Question: If an employee signs an employment agreement with a termination provision stipulating specific notice periods and severance payments that are greater than legislative minimums, are there any circumstances where the employee could legally challenge that provision?

Answer: There are definitely pitfalls in stipulating specific notice and severance pay entitlements in employment contracts.

Employment standards legislation varies from province to province. However, provisions stipulating minimum periods of notice, pay in lieu and severance pay are common, as are provisions disallowing attempts to contract out of statutory minimums.

Generally speaking, the combined effect of these provisions is to allow the parties to an employment contract to stipulate any notice period/severance pay that is equal to or greater than the corresponding minimums set out in the applicable legislation. The effect of a failure to do so was addressed by the Supreme Court of Canada in Machtinger v. HOJ Industries Ltd.

In Machtinger, the employment contracts allowed termination of one Ontario employee with no notice and the other on two weeks’ notice. These provisions did not meet the Ontario Employment Standards Act

requirements, which entitled each employee to a minimum of four weeks’ notice based on years of service.

The court held that the insufficient notice provided for in the employment contracts rendered the termination provisions in those contracts void. As a result, the employees’ presumptive entitlement to reasonable notice of their terminations was not rebutted. Reasonable notice was seven and seven-and-one-half months for the two employees.

The employer had argued the appropriate remedy for a failure to comply with the minimum notice requirements was an order for payment to the employees of the four weeks’ salary that would have met those requirements. The court rejected this interpretation as incompatible with the purpose of the legislation, which encouraged compliance with its minimum requirements and thus extended its protection to as many employees as possible.

If the only potential sanction for failure to respect the minimum notice periods was an order to provide the statutory minimums, employers would have little incentive to make compliant contracts with their employees.

The reasoning in Machtinger

has been extended in a number of subsequent challenges of employment agreements that contain notice provisions that meet or exceed the statutory requirements at the time of dismissal but would have offended the legislation at some point in the future had the employment relationship continued.

In Shore v. Ladner Downs, the employment contract provided for 30 days’ notice of termination from either party. The employee had been employed for nine months when terminated with the stipulated notice. Under the governing employment standards legislation, the employee would have been entitled to only two weeks’ notice. Despite the fact that the employee was entitled to and received more than twice the employment standards notice requirement, the notice provisions in the employment agreement were found to be void.

The court rejected the employer’s argument that the agreement would not become void until such time as the statutory requirement for notice exceeded the 30 days provided for in the contract. According to the court, the plain language of the legislation — "a requirement under this act or the regulations is a minimum requirement, and an agreement to waive that requirement is void" — supported an interpretation under which the contractual term was void

from the outset. The court noted that the policy considerations identified in Machtinger

would not be served if the individual employee was left with the responsibility for determining, at the point of termination, whether the statutory minimum had risen above the notice period stated in the contract.
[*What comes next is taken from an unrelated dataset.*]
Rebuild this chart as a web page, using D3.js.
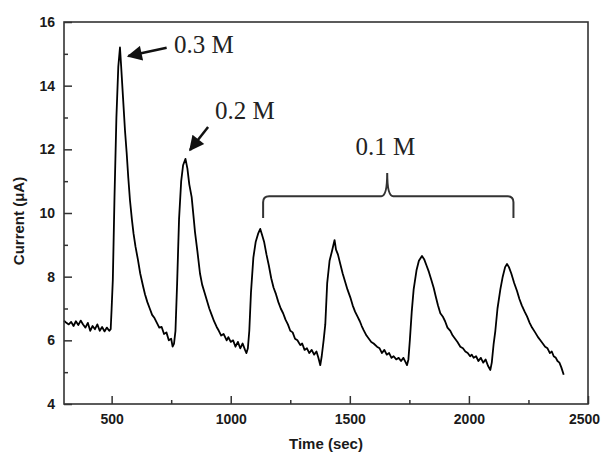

In Slepenkova v. Ivanov, the two weeks’ notice provided would have been sufficient if the employment contract had been for a fixed one-year term of employment as contended by the employer. However, the court found that the language of the agreement was insufficiently clear to create a fixed-term contract. It was found to be a contract for an indefinite term and the two weeks’ notice did not comply with the act as a result.

In Roden v. The Toronto Humane Society, the employees argued that their contractual notice provisions — "the employer may terminate the employee’s employment at any other time, without cause, upon providing the employee with the minimum amount of advance notice or payment in lieu thereof as required by the applicable employment standards legislation" — did not comply with the statutory requirements because the provisions failed to expressly provide for continuation of benefits during the notice period as required by the Ontario legislation. The court rejected that argument, holding that the provisions were precisely the type of provisions contemplated as being valid in Machtinger

provisions that referentially incorporated the minimum notice periods or otherwise took into account later changes to the act or to the employees’ notice entitlement under the act. They did not attempt to contract out of the employer’s requirement to make benefit plan contributions. Instead, because they were silent about the employer’s obligations in respect of benefit plan contributions, the employer was obliged to — and did — comply with the requirements of the act.

A similar employer argument did not fly in Wright v. The Young and Rubicam Group of Companies (Wunderman), where the employment contract was not silent on benefits in the sense that the contract language excluded them.

The contract entitled the employee to 13 weeks of "base salary" on termination after five years of employment. It also stated that the payments of base salary were to be inclusive of "all... entitlements to compensation." On terminating the employee, the employer actually paid him 13 weeks of base salary plus RRSP contributions, car allowance payments, parking allowance payments and continued group benefits coverage. Disability and life insurance were discontinued at the end of his statutory notice period.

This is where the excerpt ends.